Per Michele Bertucco (Piazza Pulita), d’accordo su una presenza diffusa dei profughi sul territorio, «è sbagliato che molti Comuni (65 su 98, ndr) non aderiscano allo Sprar: questo eviterebbe», afferma, «la speculazione economica di alcuni privati».

Opposta l’opinione di Michele Croce (Verona Pulita). Categorico il suo no allo Sprar: «La gestione dei profughi è un problema creato dallo stato che così tenta di addossarlo ai sindaci», spiega. E aggiunge: «Io vorrei un registro telematico degli ospiti dei centri di accoglienza, per sapere chi entra, chi esce e che lezioni frequenta. Chi non rispetta le regole, al terzo richiamo è fuori».

Alza gli scudi Marco Giorlo (Tutto Cambia): «Come si fa a dire accoglienza quando l’emergenza è senza fine?
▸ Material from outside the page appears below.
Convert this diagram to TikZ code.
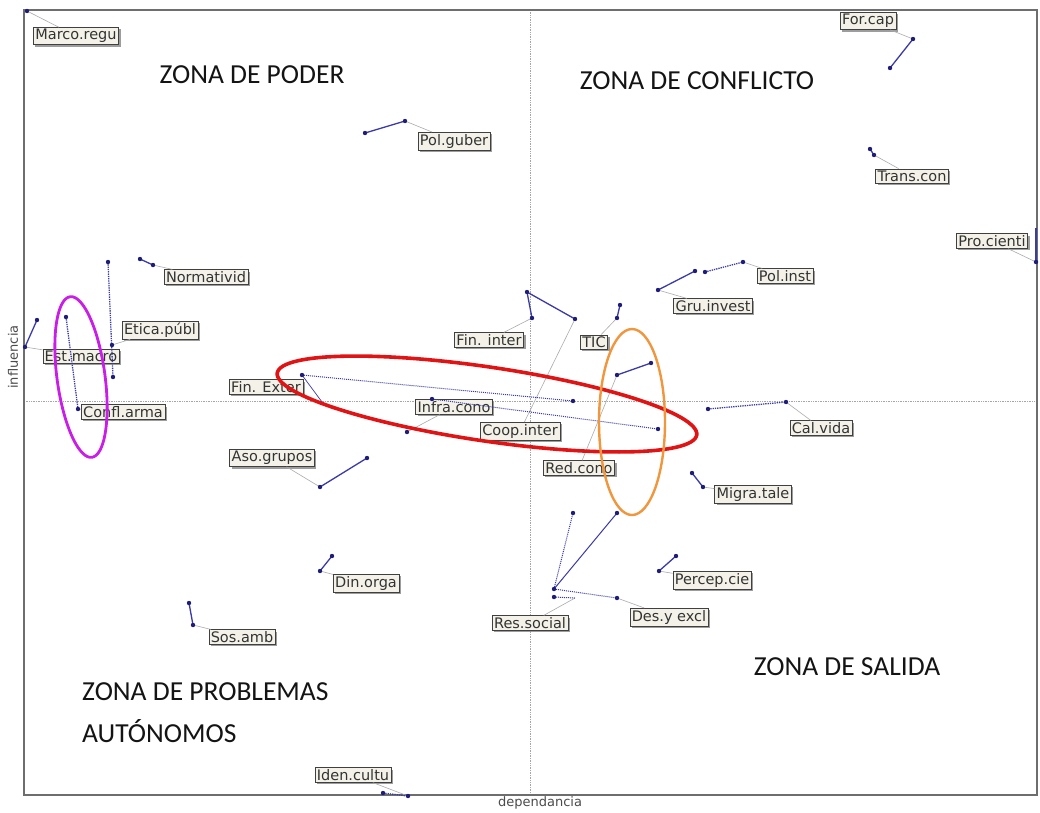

I nostri giovani non trovano lavoro e noi ospitiamo centinaia di ragazzi dai 18 ai 30 anni? L’Italia vive una crisi drammatica, l’Europa non può lasciarla sola a risolvere il problema. E nemmeno la politica nazionale: cosa accadrebbe al turismo se anziché nelle periferie i profughi fossero ospitati negli hotel dei centri storici?».

«Bloccare le partenze alla fonte», infine, è il mantra di Roberto Bussinello (CasaPound). «Va impedito l’ingresso ai clandestini sul territorio, senza se e senza ma: è un’invasione che limita la sicurezza dei cittadini e impoverisce i veronesi».